The San Jose Sharks are hot at the right time of the year.
Some will credit the re-emergence of Jonathan Cheechoo as a scoring force, the fine play of Patrick Marleau – who was a non-factor through the first half – and even the leadership Joe Thornton has displayed down the stretch as reasons why the Sharks are suddenly the hottest team in the NHL.
All of those factors are significant.
But if you really want to get to the heart of the matter as to why the Sharks are suddenly looking like serious Stanley Cup contenders, look no further than Evgeni Nabokov. He has been spectacular right from the beginning of the year.
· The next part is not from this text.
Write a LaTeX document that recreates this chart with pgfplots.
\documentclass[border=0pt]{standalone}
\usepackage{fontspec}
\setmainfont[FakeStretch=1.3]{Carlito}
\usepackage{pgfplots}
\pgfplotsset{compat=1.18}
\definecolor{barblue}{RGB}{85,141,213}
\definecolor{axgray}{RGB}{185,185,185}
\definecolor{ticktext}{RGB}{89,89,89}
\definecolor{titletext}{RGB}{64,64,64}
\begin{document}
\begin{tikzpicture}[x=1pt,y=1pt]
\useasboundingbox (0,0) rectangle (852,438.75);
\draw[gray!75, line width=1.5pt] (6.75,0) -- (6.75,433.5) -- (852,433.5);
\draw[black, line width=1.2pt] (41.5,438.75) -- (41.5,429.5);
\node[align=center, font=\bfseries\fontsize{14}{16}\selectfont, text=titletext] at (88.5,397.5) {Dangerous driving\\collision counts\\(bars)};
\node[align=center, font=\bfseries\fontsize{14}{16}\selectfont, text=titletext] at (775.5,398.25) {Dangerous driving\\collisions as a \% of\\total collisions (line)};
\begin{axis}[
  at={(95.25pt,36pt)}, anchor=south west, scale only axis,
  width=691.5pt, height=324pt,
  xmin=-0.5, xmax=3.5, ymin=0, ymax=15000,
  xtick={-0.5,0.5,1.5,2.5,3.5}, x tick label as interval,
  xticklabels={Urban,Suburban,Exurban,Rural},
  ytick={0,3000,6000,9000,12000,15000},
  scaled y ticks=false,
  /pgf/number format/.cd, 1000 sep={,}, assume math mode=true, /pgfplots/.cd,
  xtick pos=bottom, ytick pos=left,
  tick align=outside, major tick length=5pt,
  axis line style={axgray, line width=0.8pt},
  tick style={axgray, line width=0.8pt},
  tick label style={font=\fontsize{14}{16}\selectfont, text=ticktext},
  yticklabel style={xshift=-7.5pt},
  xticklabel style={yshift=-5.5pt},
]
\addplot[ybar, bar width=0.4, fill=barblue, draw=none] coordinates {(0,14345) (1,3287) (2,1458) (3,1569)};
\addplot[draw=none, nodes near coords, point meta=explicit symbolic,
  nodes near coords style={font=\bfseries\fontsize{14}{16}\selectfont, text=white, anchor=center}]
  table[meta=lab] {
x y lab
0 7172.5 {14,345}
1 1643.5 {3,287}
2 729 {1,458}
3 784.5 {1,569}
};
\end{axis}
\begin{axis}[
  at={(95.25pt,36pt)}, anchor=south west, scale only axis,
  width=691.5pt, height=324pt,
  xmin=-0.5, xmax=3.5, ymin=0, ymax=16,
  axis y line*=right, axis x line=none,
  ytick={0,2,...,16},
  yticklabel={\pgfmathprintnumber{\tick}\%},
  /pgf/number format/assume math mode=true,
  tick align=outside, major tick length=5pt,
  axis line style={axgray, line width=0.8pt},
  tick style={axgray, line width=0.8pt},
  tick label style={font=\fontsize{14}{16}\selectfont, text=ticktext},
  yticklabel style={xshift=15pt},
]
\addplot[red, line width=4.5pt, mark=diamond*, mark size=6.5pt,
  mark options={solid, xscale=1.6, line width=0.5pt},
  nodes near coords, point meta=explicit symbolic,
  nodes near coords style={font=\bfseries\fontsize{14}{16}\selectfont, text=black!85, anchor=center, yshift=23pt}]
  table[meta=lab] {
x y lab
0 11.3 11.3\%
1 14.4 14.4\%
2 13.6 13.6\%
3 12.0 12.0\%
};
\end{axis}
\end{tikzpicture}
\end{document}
And in a season where there is no clear-cut favorite for the Hart Trophy as the NHL’s most valuable player, the 32-year-old Russian has most definitely thrown his hat into the ring. And with that, he should also be a solid candidate for the Vezina Trophy, awarded each year to the league’s top stopper.
“When we weren’t scoring goals, he is the guy who kept us in position to be in first place and near the top of the league,” says Sharks GM Doug Wilson.
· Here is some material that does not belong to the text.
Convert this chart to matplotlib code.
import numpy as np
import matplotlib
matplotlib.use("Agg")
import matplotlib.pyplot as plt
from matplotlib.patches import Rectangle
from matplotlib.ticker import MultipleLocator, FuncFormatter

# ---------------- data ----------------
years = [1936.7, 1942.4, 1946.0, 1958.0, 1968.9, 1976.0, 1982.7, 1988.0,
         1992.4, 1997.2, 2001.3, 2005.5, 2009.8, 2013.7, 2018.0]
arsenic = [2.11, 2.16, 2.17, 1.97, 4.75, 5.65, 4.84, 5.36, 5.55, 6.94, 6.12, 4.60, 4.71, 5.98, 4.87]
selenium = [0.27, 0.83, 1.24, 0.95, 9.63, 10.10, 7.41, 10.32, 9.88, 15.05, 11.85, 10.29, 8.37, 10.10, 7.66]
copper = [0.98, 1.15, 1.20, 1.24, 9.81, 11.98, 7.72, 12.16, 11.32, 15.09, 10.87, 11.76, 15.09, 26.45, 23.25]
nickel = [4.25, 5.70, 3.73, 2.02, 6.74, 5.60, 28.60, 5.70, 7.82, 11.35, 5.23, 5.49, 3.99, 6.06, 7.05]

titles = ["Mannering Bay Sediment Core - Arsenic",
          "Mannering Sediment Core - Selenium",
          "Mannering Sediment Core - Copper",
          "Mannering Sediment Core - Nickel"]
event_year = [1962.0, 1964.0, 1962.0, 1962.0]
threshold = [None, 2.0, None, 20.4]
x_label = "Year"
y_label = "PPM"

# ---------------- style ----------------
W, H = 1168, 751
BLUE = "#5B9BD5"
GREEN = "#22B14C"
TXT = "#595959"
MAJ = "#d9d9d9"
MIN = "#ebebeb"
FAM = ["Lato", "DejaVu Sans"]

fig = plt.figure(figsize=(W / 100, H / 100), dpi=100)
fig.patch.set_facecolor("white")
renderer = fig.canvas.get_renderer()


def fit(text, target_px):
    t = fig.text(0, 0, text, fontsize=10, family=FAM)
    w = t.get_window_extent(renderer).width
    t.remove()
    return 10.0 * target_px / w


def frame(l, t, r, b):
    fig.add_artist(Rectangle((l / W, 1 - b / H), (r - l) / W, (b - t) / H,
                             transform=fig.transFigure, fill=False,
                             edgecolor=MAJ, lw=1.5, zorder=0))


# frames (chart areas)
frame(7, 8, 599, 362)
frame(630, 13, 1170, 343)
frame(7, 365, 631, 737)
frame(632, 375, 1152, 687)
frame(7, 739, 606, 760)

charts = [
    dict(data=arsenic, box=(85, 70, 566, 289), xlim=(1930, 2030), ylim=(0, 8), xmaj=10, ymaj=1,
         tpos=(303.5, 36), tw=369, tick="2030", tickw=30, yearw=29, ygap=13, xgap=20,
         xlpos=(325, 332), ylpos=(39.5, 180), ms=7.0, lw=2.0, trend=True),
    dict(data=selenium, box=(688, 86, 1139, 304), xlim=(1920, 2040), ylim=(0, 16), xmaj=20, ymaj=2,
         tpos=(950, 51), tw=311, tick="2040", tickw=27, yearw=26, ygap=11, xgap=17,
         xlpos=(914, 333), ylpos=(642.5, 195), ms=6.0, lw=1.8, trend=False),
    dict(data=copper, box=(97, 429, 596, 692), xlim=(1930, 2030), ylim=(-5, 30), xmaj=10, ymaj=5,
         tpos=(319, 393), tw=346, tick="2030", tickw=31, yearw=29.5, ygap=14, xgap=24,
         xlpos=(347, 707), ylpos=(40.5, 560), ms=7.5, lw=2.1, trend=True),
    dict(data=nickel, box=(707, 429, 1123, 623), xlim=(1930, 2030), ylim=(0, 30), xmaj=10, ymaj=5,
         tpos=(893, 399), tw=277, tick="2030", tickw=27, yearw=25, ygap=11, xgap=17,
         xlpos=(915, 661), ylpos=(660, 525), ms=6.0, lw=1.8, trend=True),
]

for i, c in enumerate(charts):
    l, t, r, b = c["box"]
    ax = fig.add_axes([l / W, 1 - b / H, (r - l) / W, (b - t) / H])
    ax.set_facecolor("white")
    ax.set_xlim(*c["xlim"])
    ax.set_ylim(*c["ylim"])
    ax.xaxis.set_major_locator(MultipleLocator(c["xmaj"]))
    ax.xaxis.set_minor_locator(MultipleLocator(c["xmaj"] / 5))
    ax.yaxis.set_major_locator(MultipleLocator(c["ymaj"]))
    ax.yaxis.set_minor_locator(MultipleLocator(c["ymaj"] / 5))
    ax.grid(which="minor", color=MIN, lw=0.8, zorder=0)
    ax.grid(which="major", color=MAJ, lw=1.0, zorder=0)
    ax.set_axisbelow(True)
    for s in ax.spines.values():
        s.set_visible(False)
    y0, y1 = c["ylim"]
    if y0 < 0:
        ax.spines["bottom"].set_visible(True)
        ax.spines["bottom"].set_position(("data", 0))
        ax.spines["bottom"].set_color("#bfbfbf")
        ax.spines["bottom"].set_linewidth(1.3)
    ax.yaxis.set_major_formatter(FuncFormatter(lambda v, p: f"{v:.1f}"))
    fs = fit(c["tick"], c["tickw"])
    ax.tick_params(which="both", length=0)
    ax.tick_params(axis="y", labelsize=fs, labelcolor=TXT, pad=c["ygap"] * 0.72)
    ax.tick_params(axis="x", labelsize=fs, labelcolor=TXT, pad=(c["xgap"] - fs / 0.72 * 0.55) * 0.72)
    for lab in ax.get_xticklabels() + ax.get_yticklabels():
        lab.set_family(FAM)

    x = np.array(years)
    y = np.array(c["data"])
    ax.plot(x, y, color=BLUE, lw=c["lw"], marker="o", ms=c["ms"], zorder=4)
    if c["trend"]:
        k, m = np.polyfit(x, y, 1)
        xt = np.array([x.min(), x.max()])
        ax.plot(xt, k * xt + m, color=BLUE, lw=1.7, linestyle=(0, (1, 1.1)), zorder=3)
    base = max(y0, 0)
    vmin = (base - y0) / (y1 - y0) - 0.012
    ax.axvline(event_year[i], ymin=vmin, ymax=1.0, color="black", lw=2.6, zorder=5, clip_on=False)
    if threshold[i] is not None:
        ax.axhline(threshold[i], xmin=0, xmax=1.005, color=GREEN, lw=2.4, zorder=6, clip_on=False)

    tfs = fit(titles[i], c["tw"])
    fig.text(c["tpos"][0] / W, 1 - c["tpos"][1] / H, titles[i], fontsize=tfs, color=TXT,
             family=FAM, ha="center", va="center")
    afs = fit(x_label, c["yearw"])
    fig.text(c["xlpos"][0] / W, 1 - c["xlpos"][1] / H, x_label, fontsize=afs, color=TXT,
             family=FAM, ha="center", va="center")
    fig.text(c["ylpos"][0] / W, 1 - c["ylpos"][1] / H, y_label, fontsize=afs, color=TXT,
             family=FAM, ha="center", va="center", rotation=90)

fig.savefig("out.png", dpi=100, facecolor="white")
Through 73 games, Nabokov led the NHL with 41 wins (topping his personal best of 37 in 2001-02), was tied for second in goals-against average at 2.13 and tied for third in shutouts with six. He also led all goalies in time played with 4,131:50 minutes.
While the Sharks were never really in danger of missing the playoffs, there were times – particularly in the first half – when they did not seem to be the Stanley Cup contenders many predicted they’d be at the start of the year.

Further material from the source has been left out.